With solutions such as GeoLang’s Ascema Data Discovery tool, Morrisons would have been able to detect that Skelton continued to harbour the offending information on his laptop and forced him to remediate this information which he no longer had legitimate need for. If Morrisons deployed and used data discovery and data loss prevention technology, then not only could they have known and recorded that Skelton was holding the PII of even one single employee – and protected that data in real time – but would have then blocked Skelton’s attempt to download the information to his personal USB stick whilst also alerting Morrisons about the attempt to do so.
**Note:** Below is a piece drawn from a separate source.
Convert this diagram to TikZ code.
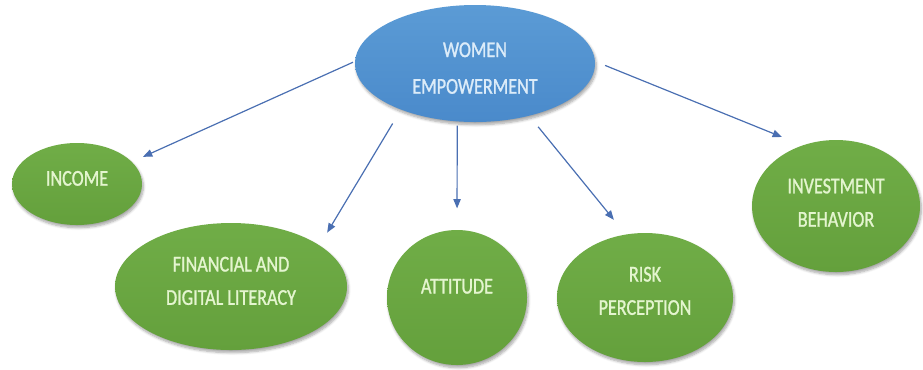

If organisations do not know where sensitive data is stored, then it becomes significantly more difficult for them to block the actions of rogue employees. Morrisons may still have been found “vicariously liable” even if they had deployed technology solutions as part of their insurance policy, but certainly, penalties for any future data breaches under GDPR would likely be lessened. Morrisons are appealing the court’s decision and industry awaits the outcome with baited breath. Enterprises need to have processes, technologies and insurance in place if they are going to survive the industrial age of the data breach. Understanding that insider threat is the most prevalent cause of data breach is the first step in dealing with error-prone and malicious employees, as well as understanding that the malicious insider is relatively rare.

This ruling may stand, or it could be appealed and overturned. However, whatever happens, it has highlighted the need for organisations to put in place systems to prevent data leakage and how data negligence could incur severe costs. There is an old curse – “may you live in interesting times” – and it seems that Morrisons is indeed experiencing just that.